In one early scene in Ruba Nadda’s Cairo Time, Juliette (Patricia Clarkson), the American wife of a UN official, pulls a chair onto her hotel room balcony in order to sit and try to take in the vast, intricate social and human panoply of Cairo before her: the Nile’s traffic, the busy streets, a man on a prayer rug, another sewing a red sail by the river. We can imagine that for her, the air in this very complex scene is charged with something strangely new, alluring but a little disorienting. Like her experience in the streets as Egyptian men stare and smile at her, follow and even brush against her, forcing her to take refuge in a shop. “It’s been a long time” since that’s happened, the middle-aged Juliette tells someone later.

She’s supposed to be meeting her husband, but he, organizing a refugee camp in Gaza, has been delayed by an outbreak of illness. She’s been met at the airport by Tareq (Alexander Siddig), a slightly younger, attractive man who used to work with her husband and now runs his family’s fashionable coffeehouse. It’s to him she makes the admission about the local wolves. Eventually, they will exchange more significant admissions, as her wait for the husband is extended. And Juliette will have quiet but attitude-challenging experiences in this ancient, changing, occasionally dangerous culture.

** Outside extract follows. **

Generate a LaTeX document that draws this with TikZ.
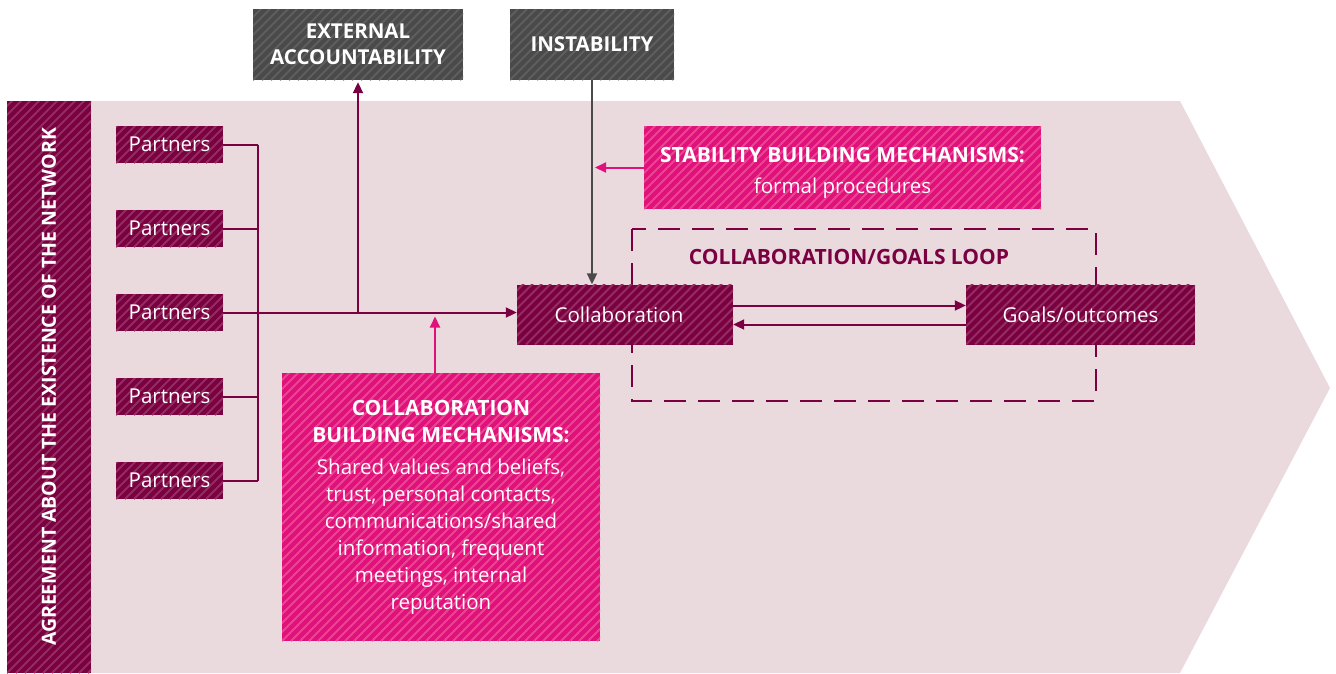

In a way, Nadda’s film is a feminine—not feminist—variation on an old story of a Western traveler entranced and unmoored by the “Orient,” once told by writers like Gustave Flaubert, Oscar Wilde, and Andre Gide. The writer-director doesn’t go for any really big, confrontational events—with one partial exception. And gradually, Cairo Time becomes a softly contoured story of poignant failures, what-ifs, and glimpsed possibilities. Sometimes it seems there’s not enough happening, but what’s there is often lovely and affecting. Clarkson, who’s been impressive in a great many films, and Siddig sensitively enact a story of—in the famous word of another Western visitor to the East, E.M. Forster—connecting.